How to build your personal brand?
A ‘personal brand’ is in many ways synonymous with your reputation.
It refers to the way other people see you.
Are you a genius?
Are you trustworthy?
What do you represent?
What do you stand for?
What ideas and notions pop up as soon as someone hears your name?
If you’ve been around for a while you’ve probably already developed a personal brand. People recognise your name, what you’re working on, what you offer and what you’re about.
This article will help give you the tools by outlining the components of a strong personal brand.
1. Look at your personal brand as an investment. Your personal brand has the potential to last longer than your own lifespan. While the projects you’re working on might get sold onwards or shut down, your personal brand will persist and (hopefully) add value to each new project you create. People will follow your brand from project to project if they feel connected to it. When launching new projects, your personal brand has the potential to guarantee you never have to start from scratch again.
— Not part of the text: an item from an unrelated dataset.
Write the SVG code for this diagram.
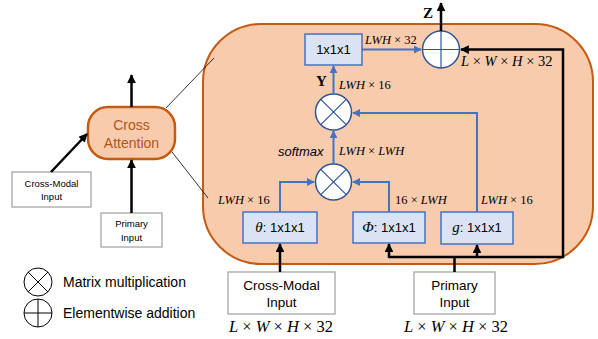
<svg xmlns="http://www.w3.org/2000/svg" width="598" height="339" viewBox="0 0 598 339">
<style>
.lbl{font-family:"Liberation Sans",Arial,sans-serif;fill:#000}
.math{font-family:"Liberation Serif","Times New Roman",serif;font-size:12.5px;fill:#000}
.it{font-style:italic}
.blue{stroke:#4472C4;stroke-width:2;fill:none}
.blk{stroke:#000;stroke-width:2.5;fill:none}
.box{fill:#DAE3F3;stroke:#4472C4;stroke-width:1.5}
.gbox{fill:#fff;stroke:#A6A6A6;stroke-width:1.3}
.op{fill:#fff;stroke:#2F5597;stroke-width:1.5}
.opl{stroke:#2F5597;stroke-width:1.2}
</style>
<defs>
<marker id="ab" viewBox="0 0 10 10" refX="9" refY="5" markerWidth="4" markerHeight="4" orient="auto" markerUnits="strokeWidth"><path d="M0,0L10,5L0,10z" fill="#4472C4"/></marker>
<marker id="ak" viewBox="0 0 10 10" refX="9" refY="5" markerWidth="3.5" markerHeight="3.5" orient="auto" markerUnits="strokeWidth"><path d="M0,0L10,5L0,10z" fill="#000"/></marker>
</defs>
<g id="container"><rect x="203" y="24" width="390" height="240" rx="58" ry="58" fill="#F8CBAD" stroke="#C55A11" stroke-width="2"/></g>
<g id="zoomlines"><line x1="166" y1="108" x2="214" y2="58" stroke="#000" stroke-width="0.8"/><line x1="172" y1="152" x2="208" y2="198" stroke="#000" stroke-width="0.8"/></g>
<g id="cross-attention"><rect x="88" y="107" width="87" height="52" rx="20" fill="#F8CBAD" stroke="#C55A11" stroke-width="2.5"/><text class="lbl" x="131.5" y="130" font-size="14" text-anchor="middle" style="fill:#B0561A">Cross</text><text class="lbl" x="131.5" y="148" font-size="14" text-anchor="middle" style="fill:#B0561A">Attention</text></g>
<g id="cm-small"><rect class="gbox" x="12" y="172" width="79" height="35"/><text class="lbl" x="51.5" y="187" font-size="9.5" text-anchor="middle">Cross-Modal</text><text class="lbl" x="51.5" y="200" font-size="9.5" text-anchor="middle">Input</text></g>
<g id="pi-small"><rect class="gbox" x="101" y="213" width="61" height="34"/><text class="lbl" x="131.5" y="227" font-size="9.5" text-anchor="middle">Primary</text><text class="lbl" x="131.5" y="241" font-size="9.5" text-anchor="middle">Input</text></g>
<g id="conv-top"><rect class="box" x="305" y="34" width="57" height="31"/><text class="lbl" x="333.5" y="54" font-size="13" text-anchor="middle">1x1x1</text></g>
<g id="theta"><rect class="box" x="243" y="212" width="74" height="31"/><text x="280" y="232" font-size="13" text-anchor="middle"><tspan class="math it" style="font-size:15px">θ</tspan><tspan class="lbl">: 1x1x1</tspan></text></g>
<g id="phi"><rect class="box" x="353" y="212" width="72" height="31"/><text x="389" y="232" font-size="13" text-anchor="middle"><tspan class="math it" style="font-size:15px">Φ</tspan><tspan class="lbl">: 1x1x1</tspan></text></g>
<g id="g"><rect class="box" x="441" y="212" width="72" height="32"/><text x="477" y="232" font-size="13" text-anchor="middle"><tspan class="math it" style="font-size:15px">g</tspan><tspan class="lbl">: 1x1x1</tspan></text></g>
<g id="mul-top"><circle class="op" cx="333.5" cy="112" r="18"/><line class="opl" x1="320.8" y1="99.3" x2="346.2" y2="124.7"/><line class="opl" x1="346.2" y1="99.3" x2="320.8" y2="124.7"/></g>
<g id="mul-bot"><circle class="op" cx="333.5" cy="182" r="18"/><line class="opl" x1="320.8" y1="169.3" x2="346.2" y2="194.7"/><line class="opl" x1="346.2" y1="169.3" x2="320.8" y2="194.7"/></g>
<g id="add"><circle class="op" cx="441" cy="49.5" r="18.5"/><line class="opl" x1="422.5" y1="49.5" x2="459.5" y2="49.5"/><line class="opl" x1="441" y1="31" x2="441" y2="68"/></g>
<g id="cm-input"><rect class="gbox" x="228" y="272" width="107" height="42"/><text class="lbl" x="281.5" y="290" font-size="13.5" text-anchor="middle">Cross-Modal</text><text class="lbl" x="281.5" y="307" font-size="13.5" text-anchor="middle">Input</text></g>
<g id="pi-input"><rect class="gbox" x="414" y="272" width="81" height="42"/><text class="lbl" x="454.5" y="290" font-size="13.5" text-anchor="middle">Primary</text><text class="lbl" x="454.5" y="307" font-size="13.5" text-anchor="middle">Input</text></g>
<g id="legend"><circle cx="38" cy="282" r="14" fill="#fff" stroke="#000" stroke-width="1"/><line x1="28.1" y1="272.1" x2="47.9" y2="291.9" stroke="#000" stroke-width="1"/><line x1="47.9" y1="272.1" x2="28.1" y2="291.9" stroke="#000" stroke-width="1"/><text class="lbl" x="63" y="287" font-size="14">Matrix multiplication</text><circle cx="38" cy="313" r="14" fill="#fff" stroke="#000" stroke-width="1"/><line x1="24" y1="313" x2="52" y2="313" stroke="#000" stroke-width="1"/><line x1="38" y1="299" x2="38" y2="327" stroke="#000" stroke-width="1"/><text class="lbl" x="63" y="318" font-size="14">Elementwise addition</text></g>
<g id="connectors">
<line class="blk" x1="131.5" y1="107" x2="131.5" y2="75" marker-end="url(#ak)"/>
<line class="blk" x1="51" y1="172" x2="87" y2="134" marker-end="url(#ak)"/>
<line class="blk" x1="131.5" y1="213" x2="131.5" y2="160" marker-end="url(#ak)"/>
<line class="blue" x1="362" y1="49.5" x2="421" y2="49.5" marker-end="url(#ab)"/>
<line class="blk" x1="441" y1="31" x2="441" y2="3" marker-end="url(#ak)"/>
<line class="blue" x1="333.5" y1="94" x2="333.5" y2="66" marker-end="url(#ab)"/>
<line class="blue" x1="333.5" y1="164" x2="333.5" y2="131" marker-end="url(#ab)"/>
<polyline class="blue" points="280,212 280,182 314,182" marker-end="url(#ab)"/>
<polyline class="blue" points="389,212 389,182 353,182" marker-end="url(#ab)"/>
<polyline class="blue" points="477,212 477,113 353,113" marker-end="url(#ab)"/>
<line class="blk" x1="280" y1="272" x2="280" y2="244" marker-end="url(#ak)"/>
<polyline class="blk" points="454.5,272 454.5,257"/>
<polyline class="blk" points="389,257 563,257 563,49.5 461,49.5" marker-end="url(#ak)" stroke-linejoin="miter"/>
<line class="blk" x1="389" y1="258" x2="389" y2="244" marker-end="url(#ak)"/>
<line class="blk" x1="477" y1="257" x2="477" y2="245" marker-end="url(#ak)"/>
</g>
<g id="labels">
<text class="math" x="365" y="44"><tspan class="it">LWH</tspan> × 32</text>
<text class="math" x="461" y="66" style="font-size:14.5px"><tspan class="it">L</tspan> × <tspan class="it">W</tspan> × <tspan class="it">H</tspan> × 32</text>
<text class="math" x="423" y="18" style="font-size:15px;font-weight:bold">Z</text>
<text class="math" x="316" y="86" style="font-size:15px;font-weight:bold">Y</text>
<text class="math" x="339" y="89"><tspan class="it">LWH</tspan> × 16</text>
<text class="lbl" x="278" y="156" font-size="13" font-style="italic">softmax</text>
<text class="math" x="339" y="155"><tspan class="it">LWH</tspan> × <tspan class="it">LWH</tspan></text>
<text class="math" x="218" y="204"><tspan class="it">LWH</tspan> × 16</text>
<text class="math" x="395" y="204">16 × <tspan class="it">LWH</tspan></text>
<text class="math" x="481" y="204"><tspan class="it">LWH</tspan> × 16</text>
<text class="math" x="281" y="332" text-anchor="middle" style="font-size:16.5px"><tspan class="it">L</tspan> × <tspan class="it">W</tspan> × <tspan class="it">H</tspan> × 32</text>
<text class="math" x="456" y="332" text-anchor="middle" style="font-size:16.5px"><tspan class="it">L</tspan> × <tspan class="it">W</tspan> × <tspan class="it">H</tspan> × 32</text>
</g>
</svg>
2. Set goals for your public image. Because your personal brand is built from the thoughts and words and reactions of other people, it’s shaped by how you present yourself publicly. This is something that you have control over. You can decide how you would like people to see you and then work on publicly being that image. Consider your goals for the brand. If you want to sell an expensive course in watercolor painting you’ll need to be seen as someone with the authority to teach others on the topic. If you want to get work for high-end design clients you’ll need to be seen as a runaway talent with a professional attitude.
Two useful springboard questions are: (a) How would you like potential customers/clients to think of you?
(b) How can you publicly ‘be’ that brand? This question is an important one, but a tricky one. Your personal brand is composed of your public actions and output in three main areas:
(aa) What you’re ‘about’. Think about the key ideas you would want people to associate with you. Seth Godin is about telling stories, being remarkable. Leo Babauta is about simplicity and habit forming. Jonathan Fields is about finding ways to build a career out of what you love doing.
(bb) Expertise. Every good brand involves the notion of expertise. Nike brands itself as an expert in creating quality and fashionable sportswear. Jeremy Clarkson (host of Top Gear) is an expert on cars. Even if you’re not interested in marketing your advice, you need to create the perception that you are very good at what you do.
(cc)Your style. This is not so much what you communicate about yourself, but rather, how you do it. Are you kind and unusually enthusiastic, like Collis Taeed? Are you witty and raw, like Naomi Dunford? Are you confident and crusading, like Michael Arrington? Hopefully you’re none of these, or at least, not in the same way. Your style of delivery should be as unique as any other aspect of your personal brand. This doesn’t mean you need to sit down and brainstorm how to be different. If you don’t actively imitate anyone else, it will happen naturally. Read widely and write a lot. If there’s one writer you love and read all the time, you’re probably going to ape them a little bit unless you catch yourself. We all do it.